Wiggling cranks

I got a miyata about three years ago and totally destroyed the cranks because I wasn’t aware that they needed to be tightened. I now have new cranks but recently they started to wiggle and tightening them only helps for a few days. Could anything else be wrong? Also, what other regular maintenance jobs should I be doing, and how often?
-Mike

Usually when you get new cranks you have to tighten them A LOT but after a few rides they stay tightened. It’s like breaking them in.

Re: Wiggling cranks

On Mon, 2 May 2005 10:19:15 -0500, “unicyclemichael” wrote:

>Could anything else be wrong?

First off, there is a recommended procedure for tightening cranks that
includes grease and a torque wrench, while excluding hammering.

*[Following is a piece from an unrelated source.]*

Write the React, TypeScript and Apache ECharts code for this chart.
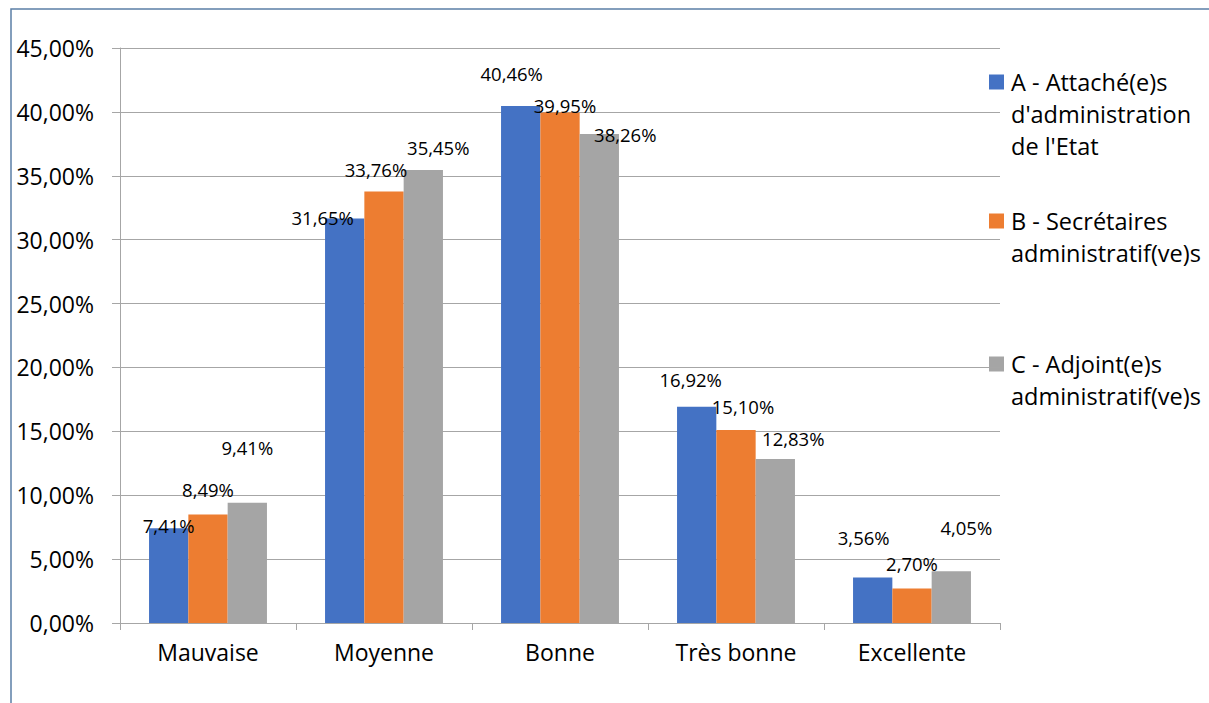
import React, { useEffect, useRef } from "react";
import * as echarts from "echarts";

const categories = ["Mauvaise", "Moyenne", "Bonne", "Très bonne", "Excellente"];
const seriesNames = [
  "A - Attaché(e)s d'administration de l'Etat",
  "B - Secrétaires administratif(ve)s",
  "C - Adjoint(e)s administratif(ve)s",
];
const legendLines = [
  ["A - Attaché(e)s", "d'administration", "de l'Etat"],
  ["B - Secrétaires", "administratif(ve)s"],
  ["C - Adjoint(e)s", "administratif(ve)s"],
];
const valuesA = [7.41, 31.65, 40.46, 16.92, 3.56];
const valuesB = [8.49, 33.76, 39.95, 15.1, 2.7];
const valuesC = [9.41, 35.45, 38.26, 12.83, 4.05];
const yTicks = { min: 0, max: 45, interval: 5 };

// label offsets (dx, dy of label centre relative to bar top centre), as placed in the source
const labelOffsetsA = [[0, -3], [-22, -1], [-9, -33], [-6, -27], [-9, -40]];
const labelOffsetsB = [[0, -25], [-8, -22], [5, -7], [7, -24], [0, -25]];
const labelOffsetsC = [[0, -55], [15, -23], [26, 0], [18, -21], [15, -44]];

const colors = ["#4472C4", "#ED7D31", "#A5A5A5"];
const FONT = "'Open Sans', sans-serif";

const fmt = (v: number) => v.toFixed(2).replace(".", ",") + "%";

export default function App() {
  const ref = useRef<HTMLDivElement>(null);
  useEffect(() => {
    if (!ref.current) return;
    const chart = echarts.init(ref.current, null, { renderer: "svg" });
    const LH = 22;
    const mk = (name: string, vals: number[], offs: number[][], color: string) => ({
      name,
      type: "bar",
      barGap: "0%",
      barCategoryGap: "33%",
      itemStyle: { color },
      data: vals.map((v, i) => ({
        value: v,
        label: {
          show: true,
          position: "top",
          distance: 0,
          offset: [offs[i][0], offs[i][1] + LH / 2],
          formatter: () => fmt(v),
          color: "#000",
          fontSize: 18.5,
          fontFamily: FONT,
          lineHeight: LH,
        },
      })),
    });
    const legendGraphics: any[] = [];
    const legendTop = [82, 221, 364];
    legendLines.forEach((lines, si) => {
      legendGraphics.push({
        type: "rect",
        shape: { x: 989, y: legendTop[si] - 7.5, width: 15, height: 15 },
        style: { fill: colors[si] },
      });
      lines.forEach((t, li) => {
        legendGraphics.push({
          type: "text",
          x: 1011,
          y: legendTop[si] + li * 32,
          style: {
            text: t,
            fill: "#000",
            font: `23.5px ${FONT}`,
            textVerticalAlign: "middle",
          },
        });
      });
    });
    chart.setOption({
      animation: false,
      grid: { left: 120, top: 48, right: 209, bottom: 80 },
      xAxis: {
        type: "category",
        data: categories,
        axisLine: { lineStyle: { color: "#a6a6a6", width: 1 } },
        axisTick: { show: true, length: 7, lineStyle: { color: "#a6a6a6" } },
        axisLabel: { color: "#000", fontSize: 23, fontFamily: FONT, margin: 17 },
      },
      yAxis: {
        type: "value",
        min: yTicks.min,
        max: yTicks.max,
        interval: yTicks.interval,
        axisLine: { show: true, lineStyle: { color: "#a6a6a6", width: 1 } },
        axisTick: { show: true, length: 8, lineStyle: { color: "#a6a6a6" } },
        splitLine: { lineStyle: { color: "#a6a6a6", width: 1 } },
        axisLabel: {
          color: "#000",
          fontSize: 23,
          fontFamily: FONT,
          margin: 26,
          formatter: (v: number) => fmt(v),
        },
      },
      series: [
        mk(seriesNames[0], valuesA, labelOffsetsA, colors[0]),
        mk(seriesNames[1], valuesB, labelOffsetsB, colors[1]),
        mk(seriesNames[2], valuesC, labelOffsetsC, colors[2]),
      ],
      graphic: [
        {
          type: "rect",
          shape: { x: 11, y: 9, width: 1300, height: 900 },
          style: { fill: "none", stroke: "#5b7fa6", lineWidth: 1.5 },
          silent: true,
        },
        ...legendGraphics,
      ],
    });
    return () => chart.dispose();
  }, []);
  return (
    <div
      ref={ref}
      style={{ position: "fixed", left: 0, top: 0, width: 1209, height: 703, background: "#fff" }}
    />
  );
}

Do a
search and thou may find. See if that helps. Alternatively, it might
be that when you rode with loose cranks, you damaged not only the
cranks but also the taper on the hub. If so, too bad - the only good
solution is a new hub.

>Also, what other
>regular maintenance jobs should I be doing, and how often?

The crank - square taper interface is surely the most important one to
check frequently, as it tends to loosen, and the results can be
‘dramatic’. Others include:

  • check your pedals for tightness
  • check your seat bolts for tightness
  • check your tyre pressure every few weeks (but you will notice that
    anyways)
  • rotate the tyre with respect to the rim by 1/8 to 1/4 revolution
    when it develops bald spots, e.g. from idling.

Klaas Bil - Newsgroup Addict

“When it comes to the family jewels, you won’t be having fun until they’re having fun. - Jake D”

Assuming that your unicycle has the square taper hub rather than splined; then it is VERY important that you do not ride it with loose cranks- it will destroy the cranks and hub.

There’s been lots of threads about sorting out loose cranks- a search should turn up plenty.

To briefly summarise them, with the old method you need to grease the axle before installing the crank, and hammer them on (lightly!) using strategically placed wooden blocks, and/or a wooden mallet, to protect the wheel and hub etc.

This ensures the crank is properly seated.

You also need to take a socket wrench with you when you go riding for the first few times, in case they do come loose again (in fact I always carry a light wrench with me on rides, just in case).

There’s a more recent alternative using a torque wrench with a guage, which is considered by many to be superior.

Personally, I’ve always used the greased hub/light hammering approach and found it sorts out loose cranks very well.

Main thing is DO NOT ride with loose cranks.

When riding trails on any square-taper unicycle (like my 29er), I always give the cranks a tighten before heading off. So for the time being, just remember to tighten them once every day you ride, and you should be fine for quite a while.

But yes, if the tapers are damaged from lots of loose-crank riding, they will tend to keep coming loose more and more easily, until you replace the hub.